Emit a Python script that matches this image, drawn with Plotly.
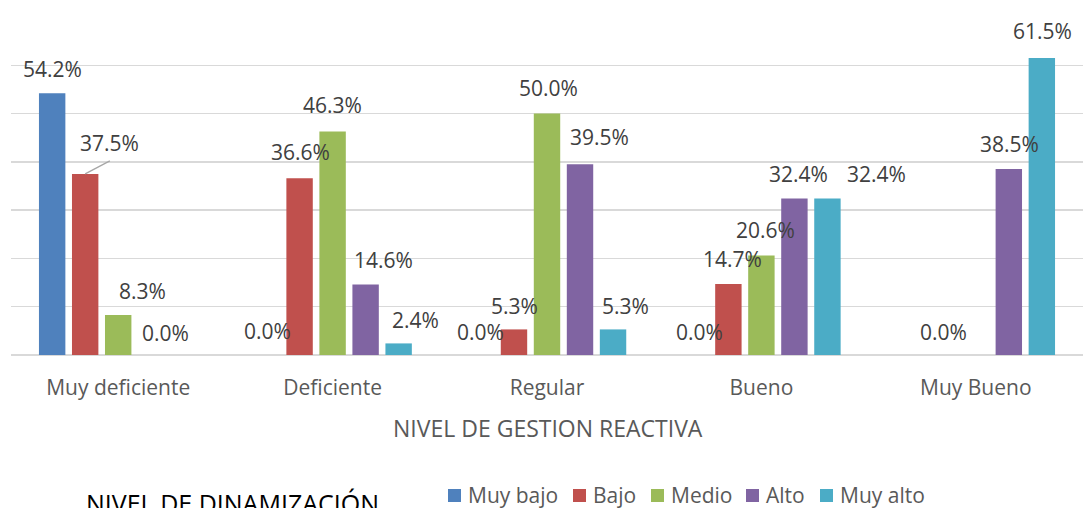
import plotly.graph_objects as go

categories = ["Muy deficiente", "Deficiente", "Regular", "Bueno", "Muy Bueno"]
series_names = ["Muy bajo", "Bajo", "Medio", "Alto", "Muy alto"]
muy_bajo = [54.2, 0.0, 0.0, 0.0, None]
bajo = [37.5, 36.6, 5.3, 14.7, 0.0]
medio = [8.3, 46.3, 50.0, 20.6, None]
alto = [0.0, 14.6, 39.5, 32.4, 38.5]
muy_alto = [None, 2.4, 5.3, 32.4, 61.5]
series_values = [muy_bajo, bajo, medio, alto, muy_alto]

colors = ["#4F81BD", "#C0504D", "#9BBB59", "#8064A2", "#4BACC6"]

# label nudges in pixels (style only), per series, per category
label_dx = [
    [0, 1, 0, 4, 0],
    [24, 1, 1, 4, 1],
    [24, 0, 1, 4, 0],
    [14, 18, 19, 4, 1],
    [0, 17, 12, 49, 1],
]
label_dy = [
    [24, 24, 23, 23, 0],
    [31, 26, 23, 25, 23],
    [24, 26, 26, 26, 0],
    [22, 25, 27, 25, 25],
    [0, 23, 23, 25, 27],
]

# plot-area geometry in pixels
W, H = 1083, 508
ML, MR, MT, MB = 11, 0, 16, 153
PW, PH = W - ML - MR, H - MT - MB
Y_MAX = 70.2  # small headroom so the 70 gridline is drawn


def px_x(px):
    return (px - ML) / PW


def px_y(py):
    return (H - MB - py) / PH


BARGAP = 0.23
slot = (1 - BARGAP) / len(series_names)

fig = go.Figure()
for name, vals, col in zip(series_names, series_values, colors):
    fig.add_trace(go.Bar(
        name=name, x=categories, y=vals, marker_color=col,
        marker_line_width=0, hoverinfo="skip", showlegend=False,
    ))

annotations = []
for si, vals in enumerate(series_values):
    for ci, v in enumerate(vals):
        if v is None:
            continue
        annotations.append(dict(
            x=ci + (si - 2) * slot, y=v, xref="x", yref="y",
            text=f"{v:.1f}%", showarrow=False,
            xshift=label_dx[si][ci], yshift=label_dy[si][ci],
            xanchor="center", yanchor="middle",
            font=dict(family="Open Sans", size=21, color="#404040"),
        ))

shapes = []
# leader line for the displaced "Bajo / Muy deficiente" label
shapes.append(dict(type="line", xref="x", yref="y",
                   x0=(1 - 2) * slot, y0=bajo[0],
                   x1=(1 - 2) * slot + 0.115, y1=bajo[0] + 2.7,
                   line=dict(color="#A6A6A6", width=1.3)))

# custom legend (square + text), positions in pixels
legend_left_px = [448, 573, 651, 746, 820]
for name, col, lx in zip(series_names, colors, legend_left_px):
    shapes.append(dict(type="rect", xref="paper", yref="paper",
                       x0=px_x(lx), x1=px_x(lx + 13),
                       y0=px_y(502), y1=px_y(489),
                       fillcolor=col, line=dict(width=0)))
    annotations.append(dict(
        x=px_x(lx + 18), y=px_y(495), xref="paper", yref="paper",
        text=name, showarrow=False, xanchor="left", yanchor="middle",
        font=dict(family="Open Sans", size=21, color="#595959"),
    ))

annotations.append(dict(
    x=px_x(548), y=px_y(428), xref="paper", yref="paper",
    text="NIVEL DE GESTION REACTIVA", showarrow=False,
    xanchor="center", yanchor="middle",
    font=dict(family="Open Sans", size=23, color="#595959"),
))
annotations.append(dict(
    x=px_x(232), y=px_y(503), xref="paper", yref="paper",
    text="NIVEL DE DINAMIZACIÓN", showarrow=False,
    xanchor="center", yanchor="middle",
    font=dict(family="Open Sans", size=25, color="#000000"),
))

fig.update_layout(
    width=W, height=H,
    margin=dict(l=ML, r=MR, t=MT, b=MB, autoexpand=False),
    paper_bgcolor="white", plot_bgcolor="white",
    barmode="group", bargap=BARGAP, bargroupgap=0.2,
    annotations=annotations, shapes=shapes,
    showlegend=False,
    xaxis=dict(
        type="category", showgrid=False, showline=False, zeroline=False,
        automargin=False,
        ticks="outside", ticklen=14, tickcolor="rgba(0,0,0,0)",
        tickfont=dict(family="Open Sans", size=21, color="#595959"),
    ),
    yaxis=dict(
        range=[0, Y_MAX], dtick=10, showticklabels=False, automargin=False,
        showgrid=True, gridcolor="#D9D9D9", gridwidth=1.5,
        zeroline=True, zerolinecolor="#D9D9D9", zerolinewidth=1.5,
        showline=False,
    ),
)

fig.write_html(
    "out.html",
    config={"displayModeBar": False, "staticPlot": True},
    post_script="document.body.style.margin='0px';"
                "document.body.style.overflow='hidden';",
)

● **Stated problem**
Are you able to set down all the lines above exactly, without any pictures?

● **Output below**
Emit a Python script that matches this image, drawn with Plotly.
import plotly.graph_objects as go

categories = ["Muy deficiente", "Deficiente", "Regular", "Bueno", "Muy Bueno"]
series_names = ["Muy bajo", "Bajo", "Medio", "Alto", "Muy alto"]
muy_bajo = [54.2, 0.0, 0.0, 0.0, None]
bajo = [37.5, 36.6, 5.3, 14.7, 0.0]
medio = [8.3, 46.3, 50.0, 20.6, None]
alto = [0.0, 14.6, 39.5, 32.4, 38.5]
muy_alto = [None, 2.4, 5.3, 32.4, 61.5]
series_values = [muy_bajo, bajo, medio, alto, muy_alto]

colors = ["#4F81BD", "#C0504D", "#9BBB59", "#8064A2", "#4BACC6"]

# label nudges in pixels (style only), per series, per category
label_dx = [
    [0, 1, 0, 4, 0],
    [24, 1, 1, 4, 1],
    [24, 0, 1, 4, 0],
    [14, 18, 19, 4, 1],
    [0, 17, 12, 49, 1],
]
label_dy = [
    [24, 24, 23, 23, 0],
    [31, 26, 23, 25, 23],
    [24, 26, 26, 26, 0],
    [22, 25, 27, 25, 25],
    [0, 23, 23, 25, 27],
]

# plot-area geometry in pixels
W, H = 1083, 508
ML, MR, MT, MB = 11, 0, 16, 153
PW, PH = W - ML - MR, H - MT - MB
Y_MAX = 70.2  # small headroom so the 70 gridline is drawn


def px_x(px):
    return (px - ML) / PW


def px_y(py):
    return (H - MB - py) / PH


BARGAP = 0.23
slot = (1 - BARGAP) / len(series_names)

fig = go.Figure()
for name, vals, col in zip(series_names, series_values, colors):
    fig.add_trace(go.Bar(
        name=name, x=categories, y=vals, marker_color=col,
        marker_line_width=0, hoverinfo="skip", showlegend=False,
    ))

annotations = []
for si, vals in enumerate(series_values):
    for ci, v in enumerate(vals):
        if v is None:
            continue
        annotations.append(dict(
            x=ci + (si - 2) * slot, y=v, xref="x", yref="y",
            text=f"{v:.1f}%", showarrow=False,
            xshift=label_dx[si][ci], yshift=label_dy[si][ci],
            xanchor="center", yanchor="middle",
            font=dict(family="Open Sans", size=21, color="#404040"),
        ))

shapes = []
# leader line for the displaced "Bajo / Muy deficiente" label
shapes.append(dict(type="line", xref="x", yref="y",
                   x0=(1 - 2) * slot, y0=bajo[0],
                   x1=(1 - 2) * slot + 0.115, y1=bajo[0] + 2.7,
                   line=dict(color="#A6A6A6", width=1.3)))

# custom legend (square + text), positions in pixels
legend_left_px = [448, 573, 651, 746, 820]
for name, col, lx in zip(series_names, colors, legend_left_px):
    shapes.append(dict(type="rect", xref="paper", yref="paper",
                       x0=px_x(lx), x1=px_x(lx + 13),
                       y0=px_y(502), y1=px_y(489),
                       fillcolor=col, line=dict(width=0)))
    annotations.append(dict(
        x=px_x(lx + 18), y=px_y(495), xref="paper", yref="paper",
        text=name, showarrow=False, xanchor="left", yanchor="middle",
        font=dict(family="Open Sans", size=21, color="#595959"),
    ))

annotations.append(dict(
    x=px_x(548), y=px_y(428), xref="paper", yref="paper",
    text="NIVEL DE GESTION REACTIVA", showarrow=False,
    xanchor="center", yanchor="middle",
    font=dict(family="Open Sans", size=23, color="#595959"),
))
annotations.append(dict(
    x=px_x(232), y=px_y(503), xref="paper", yref="paper",
    text="NIVEL DE DINAMIZACIÓN", showarrow=False,
    xanchor="center", yanchor="middle",
    font=dict(family="Open Sans", size=25, color="#000000"),
))

fig.update_layout(
    width=W, height=H,
    margin=dict(l=ML, r=MR, t=MT, b=MB, autoexpand=False),
    paper_bgcolor="white", plot_bgcolor="white",
    barmode="group", bargap=BARGAP, bargroupgap=0.2,
    annotations=annotations, shapes=shapes,
    showlegend=False,
    xaxis=dict(
        type="category", showgrid=False, showline=False, zeroline=False,
        automargin=False,
        ticks="outside", ticklen=14, tickcolor="rgba(0,0,0,0)",
        tickfont=dict(family="Open Sans", size=21, color="#595959"),
    ),
    yaxis=dict(
        range=[0, Y_MAX], dtick=10, showticklabels=False, automargin=False,
        showgrid=True, gridcolor="#D9D9D9", gridwidth=1.5,
        zeroline=True, zerolinecolor="#D9D9D9", zerolinewidth=1.5,
        showline=False,
    ),
)

fig.write_html(
    "out.html",
    config={"displayModeBar": False, "staticPlot": True},
    post_script="document.body.style.margin='0px';"
                "document.body.style.overflow='hidden';",
)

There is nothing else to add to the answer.